Final - Psychological Factors
The final factor to think about while in recover from the female athlete triad is the psychological one. This athlete may be suffering from a partial or full-blown eating disorder. If it is a serious case, professional counseling may be in order.
Often, athletes who are participating in image related sports (gymnastics, figure skating, ballet, fitness competitions) will be placing their self worth on how they look and will therefore be more susceptible to developing eating disorders. The athlete may not have all the diagnostic criteria for an eating disorder but may suffer from a distorted body perception which would need to be looked at as well.
This women may just consider some self-reflection as a strategy to overcome this and reassess why she is trying to lose weight in the first place and if in all reality it will help her achieve whatever it is she is trying to achieve (whether it be sport related or otherwise). Often this final factor is the one that is most likely to be under expressed as it is something many women are not comfortable talking about and don't want to admit that there may be a problem.
It is important for her family and teammates/coaches to be supportive of her during this time and for them to realize the consequences of the triad so they can aid in her recovery.

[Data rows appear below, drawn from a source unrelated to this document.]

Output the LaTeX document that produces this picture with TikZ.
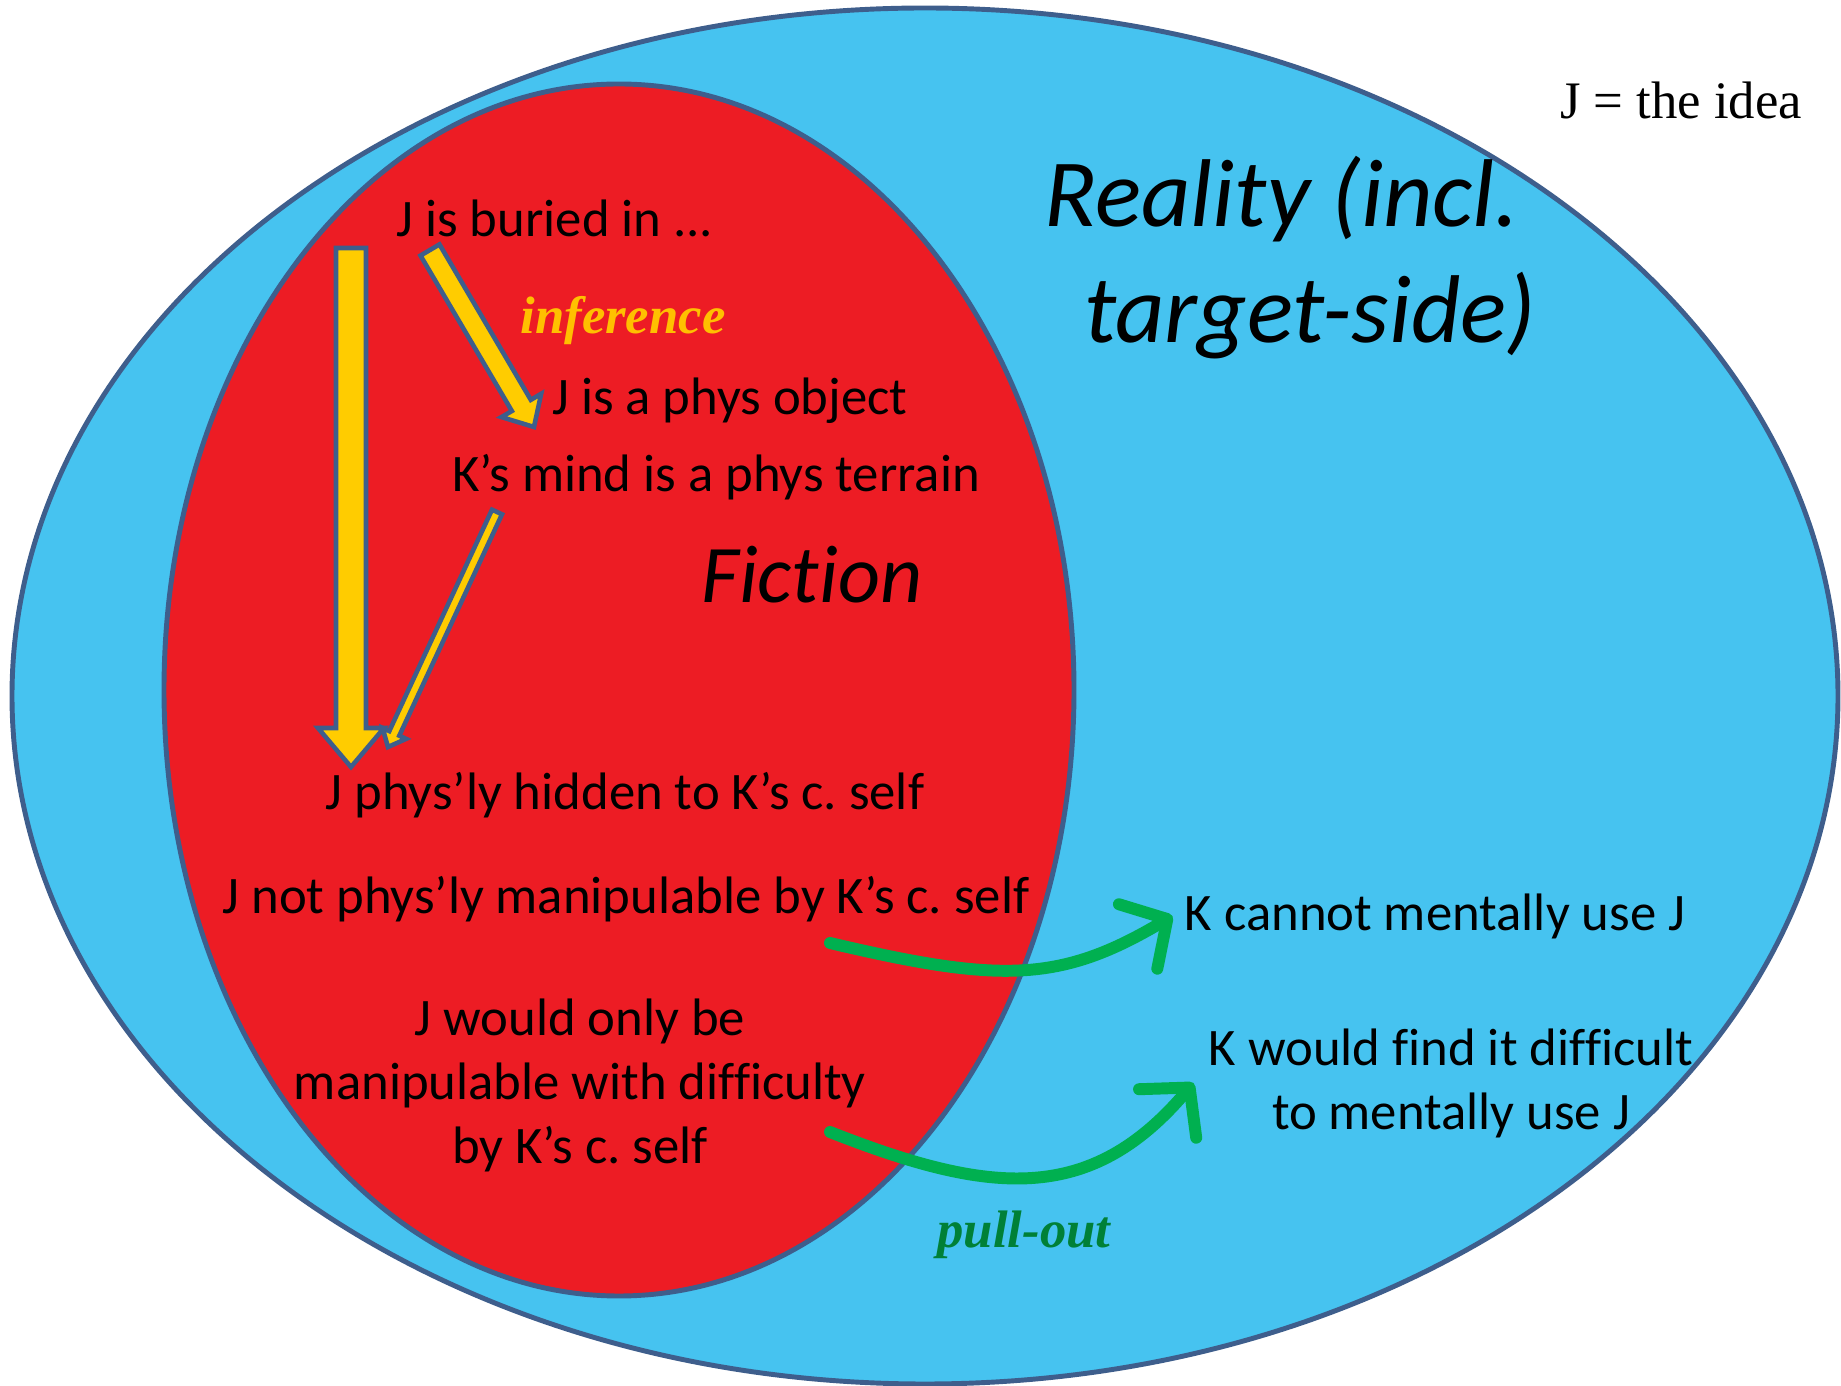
\documentclass[tikz,border=0pt]{standalone}
\usepackage{fontspec}
\setmainfont{Carlito}[Ligatures={TeX,NoCommon}]
\newfontfamily\timesfont{Liberation Serif}
\usetikzlibrary{calc,arrows.meta}
\definecolor{realityblue}{RGB}{70,195,240}
\definecolor{fictionred}{RGB}{237,28,36}
\definecolor{rimblue}{RGB}{62,94,140}
\definecolor{arrowyellow}{RGB}{255,204,0}
\definecolor{inferencegold}{RGB}{255,192,0}
\definecolor{pullgreen}{RGB}{0,176,80}
\definecolor{pulltext}{RGB}{0,128,55}
\frenchspacing
\def\fatarrow[#1](#2)(#3)(#4:#5:#6){%
	\coordinate (fa-base) at ($(#3)!#6!(#2)$);
	\draw[#1] ($(#2)!#4!90:(#3)$) -- ($(fa-base)!#4!-90:(#2)$) -- ($(fa-base)!#5!-90:(#2)$) -- (#3) -- ($(fa-base)!#5!90:(#2)$) -- ($(fa-base)!#4!90:(#2)$) -- ($(#2)!#4!-90:(#3)$) -- cycle;}

\begin{document}
\begin{tikzpicture}[
	txt/.style={font=\fontsize{15}{18.2}\selectfont, align=center},
	fat/.style={draw=rimblue, fill=arrowyellow, line width=1.3pt, line join=miter},
	pull/.style={draw=pullgreen, line width=3.4pt, line cap=round, -{Straight Barb[length=3.4mm, width=7.5mm, round]}}]
		%%%%% START %%%%%
		\useasboundingbox (0,0) rectangle (18.41,13.85);
		
		\draw[rimblue, line width=1.4pt, fill=realityblue] (9.25,6.89) ellipse (9.13 and 6.88);
		\draw[rimblue, line width=1.4pt, fill=fictionred] (6.19,6.95) ellipse (4.55 and 6.06);
		
		\coordinate (longtop) at (3.51,11.37);
		\coordinate (longtip) at (3.51,6.18);
		\coordinate (inftop) at (4.30,11.35);
		\coordinate (inftip) at (5.34,9.58);
		\coordinate (mindtop) at (4.97,8.73);
		\coordinate (mindtip) at (3.88,6.38);
		\fatarrow[fat](longtop)(longtip)(0.15cm:0.33cm:0.39cm);
		\fatarrow[fat](inftop)(inftip)(0.11cm:0.23cm:0.25cm);
		\fatarrow[fat](mindtop)(mindtip)(0.055cm:0.13cm:0.15cm);
		
		\node[font=\timesfont\fontsize{15}{18}\selectfont] (idea) at (16.81,12.85) {J = the idea};
		\node[font=\itshape\fontsize{27.4}{33}\selectfont, align=center] (reality) at (12.95,11.27) {Reality (incl.\hspace*{0.26cm}\\\hspace*{0.30cm}target-side)};
		\node[font=\itshape\fontsize{23.3}{28}\selectfont] (fiction) at (8.12,8.10) {Fiction};
		
		\node[txt] (buried) at (5.55,11.67) {J is buried in ...};
		\node[font=\timesfont\bfseries\itshape\fontsize{15}{18}\selectfont, text=inferencegold] (inference) at (6.23,10.64) {inference};
		\node[txt] (object) at (7.30,9.84) {J is a phys object};
		\node[txt] (terrain) at (7.16,9.08) {K’s mind is a phys terrain};
		\node[txt] (hidden) at (6.25,5.90) {J phys’ly hidden to K’s c. self};
		\node[txt] (notmanip) at (6.26,4.86) {J not phys’ly manipulable by K’s c. self};
		\node[txt] (difficulty) at (5.80,3.00) {J would only be\\manipulable with difficulty\\by K’s c. self};
		\node[txt] (cannot) at (14.35,4.69) {K cannot mentally use J};
		\node[txt] (finddiff) at (14.51,3.02) {K would find it difficult\\to mentally use J};
		\node[font=\timesfont\bfseries\itshape\fontsize{15}{18}\selectfont, text=pulltext] (pullout) at (10.24,1.50) {pull-out};
		
		\coordinate (pullA) at (8.30,4.42);
		\coordinate (pullB) at (8.30,2.53);
		\draw[pull] (pullA) .. controls (10.0,4.02) and (10.6,4.02) .. (cannot.west);
		\draw[pull] (pullB) .. controls (9.9,1.9) and (10.9,1.8) .. ([xshift=-0.03cm]finddiff.west);
		
		%%%%% END %%%%%
\end{tikzpicture}
\end{document}
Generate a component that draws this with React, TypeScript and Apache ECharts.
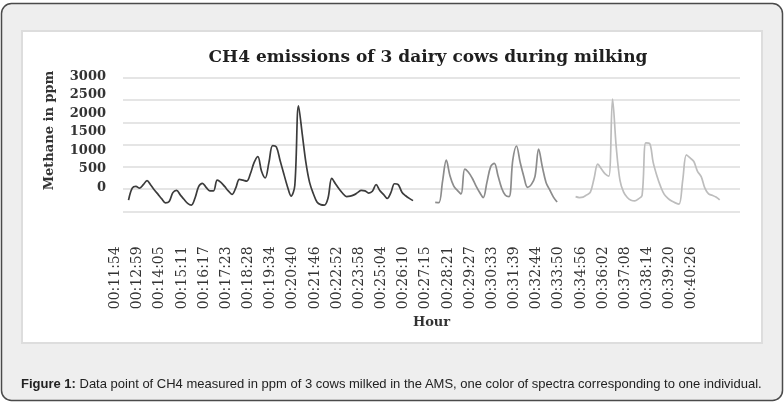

So in conclusion, some of the recommendations for athletes suffering from the female athlete triad are to:
- Put more emphasis on total health and exercise performance rather than on a weight scale.
- Consume more whole grains and fruits and vegetables to ensure you are reaching adequate carbohydrate levels and B vitamins.
- Consume adequate protein amounts from foods such as lean meats (including red meats) to promote muscle recovery and resynthesis and keep iron levels up.
- Increase daily fat levels to at least 15% of total calories by including foods high in mono and polyunsatured fat.
- Do not skip meals, and include snacks, to ensure adequate calorie levels.
- Reduce training intensity and frequency, consider taking a couple of weeks of initially to give the body time to fully heal and restock it's muscle glycogen.
- Include weight training exercises in your program to strengthen your bones.
- Eat foods from all food groups (including dairy) to ensure adequate calcium levels.
- Consider using supplementation for any other nutrients you may be deficient in.
If an athlete is serious in her recovery from the female athlete triad, the prognosis is very good.
Once she ensures a proper diet and a sound exercise program, she will likely regain her menstrual cycle, prevent osteoporosis (assuming not to much irreversible damage has not already been done - a reason to look at this symptom in it's early development!), and overcome any issues she may have related to body weight and image.